Low latencies are bullshit
Linux/Unix audio is so marginal business that there is room only for one idea at time. This idea has remained the same for past 15 years. This magic subject is “low latencies”. In particular this is the favourite subject of many ALSA believers because ALSA is said to provide superior latencies. IMHO the whole low latency hoopla is pure bullshit.
It looks like very few Linux/Unix audio hackers understand what do low latencies really mean. Having “zero” latency might look much better (or sexier) than latencies of ~1 ms. ~1 ms in turn looks better than ~10 ms. However they forget that speed of sound is limited to ~340 m/s (at sea level). This means that:
- During 10 ms sound travels 3.4 m.
- During 1 ms it travels 34 cm.
- During a 48 kHz sample period it travels mighty 7 mm.
In the other way this means that:
- 3.4 m distance between the sound source and the microphone (or speaker and the listener) causes a delay of 10 ms.
- 34 cm distance causes a delay of 1 ms.
- 7 mm distance causes a delay of 1 sample at 48 kHz.
And also:
- Most sound sources (musical instruments) are much larger than 34 and it is inpractical to place the microphone closer to them than 32 cm. This means that in the real (analog) world there are always sound propabation delays that are in ~1 ms range.
- Distance between front and back rows of a big symphony orchestra or choir is several meters so the differences in the delays are in the ~10 ms range.
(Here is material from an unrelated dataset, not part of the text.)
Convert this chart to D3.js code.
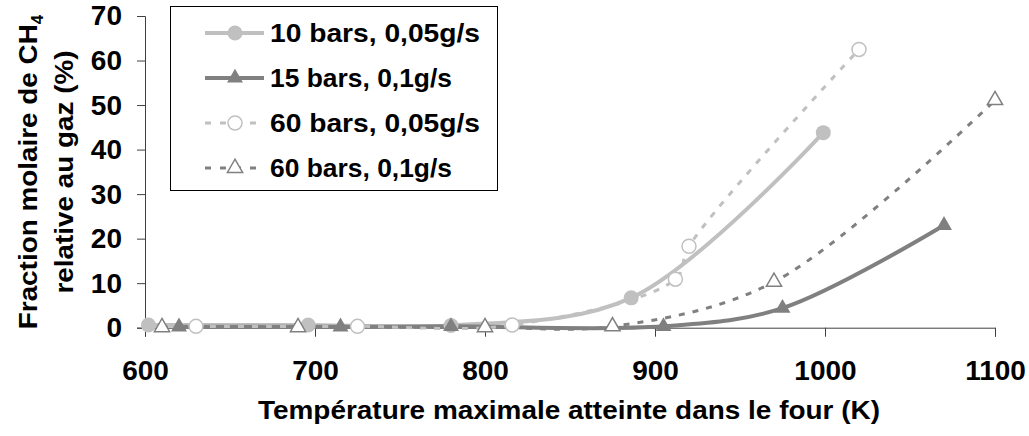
<!DOCTYPE html>
<html><head><meta charset="utf-8">
<script src="https://cdn.jsdelivr.net/npm/d3@7"></script>
<style>body{margin:0;background:#fff}svg{display:block}text{font-family:"Liberation Sans",Arial,sans-serif;font-weight:bold;fill:#000}</style>
</head><body>
<svg id="c" width="1029" height="436"></svg>
<script>
const seriesNames = ["10 bars, 0,05g/s", "15 bars, 0,1g/s", "60 bars, 0,05g/s", "60 bars, 0,1g/s"];
const s1T = [602, 696, 780, 886, 999];
const s1V = [0.6, 0.6, 0.5, 6.7, 43.8];
const s2T = [620, 715, 780, 905, 975, 1070];
const s2V = [0.2, 0.2, 0.3, 0.3, 4.4, 23.0];
const s3T = [630, 725, 816, 912, 920, 1020];
const s3V = [0.3, 0.3, 0.6, 10.9, 18.3, 62.5];
const s4T = [610, 690, 800, 875, 970, 1100];
const s4V = [0.1, 0.1, 0.1, 0.3, 10.3, 51.1];
const xTicks = [600, 700, 800, 900, 1000, 1100];
const yTicks = [0, 10, 20, 30, 40, 50, 60, 70];

const svg = d3.select("#c");
const x = d3.scaleLinear().domain([600, 1100]).range([145, 995]);
const y = d3.scaleLinear().domain([0, 70]).range([327.7, 16]);

// axes
const ax = svg.append("g").attr("transform", `translate(0,${y(0)})`)
  .call(d3.axisBottom(x).tickValues(xTicks).tickSize(9).tickPadding(23).tickFormat(d3.format("d")));
ax.select(".domain").attr("stroke", "#404040");
ax.selectAll(".tick line").attr("stroke", "#404040");
ax.selectAll(".tick text").style("font-size", "28px").attr("dy", "0.71em");

const ay = svg.append("g").attr("transform", `translate(${x(600)},0)`)
  .call(d3.axisLeft(y).tickValues(yTicks).tickSize(8).tickPadding(15));
ay.select(".domain").attr("stroke", "#404040");
ay.selectAll(".tick line").attr("stroke", "#404040");
ay.selectAll(".tick text").style("font-size", "28px").attr("text-anchor", "end");

// axis titles
svg.append("text").attr("x", 569).attr("y", 419).attr("text-anchor", "middle")
  .attr("textLength", 622).attr("lengthAdjust", "spacingAndGlyphs")
  .style("font-size", "26px").text("Température maximale atteinte dans le four (K)");
const yt = svg.append("g").attr("transform", "translate(0,172) rotate(-90)");
const t1 = yt.append("text").attr("x", 0).attr("y", 37).attr("text-anchor", "middle").style("font-size", "26px");
t1.append("tspan").attr("textLength", 305).attr("lengthAdjust", "spacingAndGlyphs").text("Fraction molaire de CH");
t1.append("tspan").attr("dy", 6).style("font-size", "17px").text("4");
yt.append("text").attr("x", 0).attr("y", 73).attr("text-anchor", "middle").style("font-size", "26px")
  .attr("textLength", 243).attr("lengthAdjust", "spacingAndGlyphs").text("relative au gaz (%)");

const series = [
  {T: s1T, V: s1V, color: "#c0c0c0", dash: null, marker: "circle", fill: true},
  {T: s2T, V: s2V, color: "#808080", dash: null, marker: "tri", fill: true},
  {T: s3T, V: s3V, color: "#c0c0c0", dash: "6,8", marker: "circle", fill: false},
  {T: s4T, V: s4V, color: "#808080", dash: "6,8", marker: "tri", fill: false}
];
const line = d3.line().x(d => x(d[0])).y(d => y(d[1])).curve(d3.curveCatmullRom.alpha(0.5));
const tri = d3.symbol().type(d3.symbolTriangle);

function marker(g, s, cx, cy) {
  if (s.marker === "circle") {
    g.append("circle").attr("cx", cx).attr("cy", cy).attr("r", s.fill ? 7.5 : 7)
      .attr("fill", s.fill ? s.color : "#fff").attr("stroke", s.color).attr("stroke-width", s.fill ? 0 : 1.5);
  } else {
    g.append("path").attr("d", tri.size(s.fill ? 110 : 100)()).attr("transform", `translate(${cx},${cy})`)
      .attr("fill", s.fill ? s.color : "#fff").attr("stroke", s.color).attr("stroke-width", s.fill ? 0 : 1.5);
  }
}

const plot = svg.append("g");
[0, 1, 2, 3].forEach(i => {
  const s = series[i];
  const pts = s.T.map((t, k) => [t, s.V[k]]);
  plot.append("path").attr("d", line(pts)).attr("fill", "none").attr("stroke", s.color)
    .attr("stroke-width", s.dash ? 3 : 4).attr("stroke-dasharray", s.dash);
});
[0, 1, 2, 3].forEach(i => {
  const s = series[i];
  const g = plot.append("g");
  s.T.forEach((t, k) => marker(g, s, x(t), y(s.V[k])));
});

// legend
const lg = svg.append("g");
lg.append("rect").attr("x", 170.5).attr("y", 6.5).attr("width", 327).attr("height", 184)
  .attr("fill", "#fff").attr("stroke", "#000").attr("stroke-width", 1);
const rowY = [33, 78, 123, 168];
const lgLen = [210, 182, 210, 182];
series.forEach((s, i) => {
  const yy = rowY[i];
  lg.append("line").attr("x1", 205).attr("x2", 264).attr("y1", yy).attr("y2", yy)
    .attr("stroke", s.color).attr("stroke-width", s.dash ? 3 : 4).attr("stroke-dasharray", s.dash ? "6,9" : null);
  marker(lg, s, 235, yy);
  lg.append("text").attr("x", 270).attr("y", yy).attr("dy", "0.35em").style("font-size", "25px")
    .attr("textLength", lgLen[i]).attr("lengthAdjust", "spacingAndGlyphs").text(seriesNames[i]);
});
</script>
</body></html>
Do this kind of delay matter in the real world? Do recording engineers pay any attention in getting the microphones located within few centtimeters from the instrument. Do you have heard anybody complaining that a symphony recording has annoying delays between instruments? No, you don’t. This kind of latencies simply don’t matter in the real world.
So why all this low latecy bullshit in audio programming? Why an application with “zero latencies” is considered to be superior to an application that does “low enough” latencies”? Getting reasonable latencies (down to ~10 ms) is trivial. You don’t need to use any special techniques to get there. Maybe the problem is that this is not sexy enough.
There are many situations where the latencies need to be kept in precise control. However in these situations there is no need to push the application or the device to work in some special hyper low latency mode. Instead very simple math can be used to correlate different streams with each other. This is not something that requires clever programming but just some elementary school math. When two or more audio streams (locked to the same sample clock) are started a the same moment (sample) then they will get counting at the same rate forever. This means that sample N will always belong to the same moment of time on all the streams.
There is also one special situation when the driver/device level latencies matter. This is when the latencies can get acumulated in way or other. However (IMHO) this can only happen if the overall application design is busted.
So next time you hear/see somebody talking about lowest possible latencies then you know this guy is potentionally a clueless idiot. In particular if he is blaming lack of super duper real time extensions in the kernel for the hiccup caused by the application.
Remember that for any level of latency the application must be able to do processing for every single latency period withing the previous latency period. If the latency is 100 ms this is pretty much guaranteed to work in all cases (even if you do some heavy computing in background). However if the latency is 1 ms then the operating system must be able to reschedule the application to run once during every single 1 ms period. Any time the time window gets missed there will be some kind of hiccup in the audio. This may be possible by using nasty real time kernel hacks at least if you can tolerate occasional clicks in audio.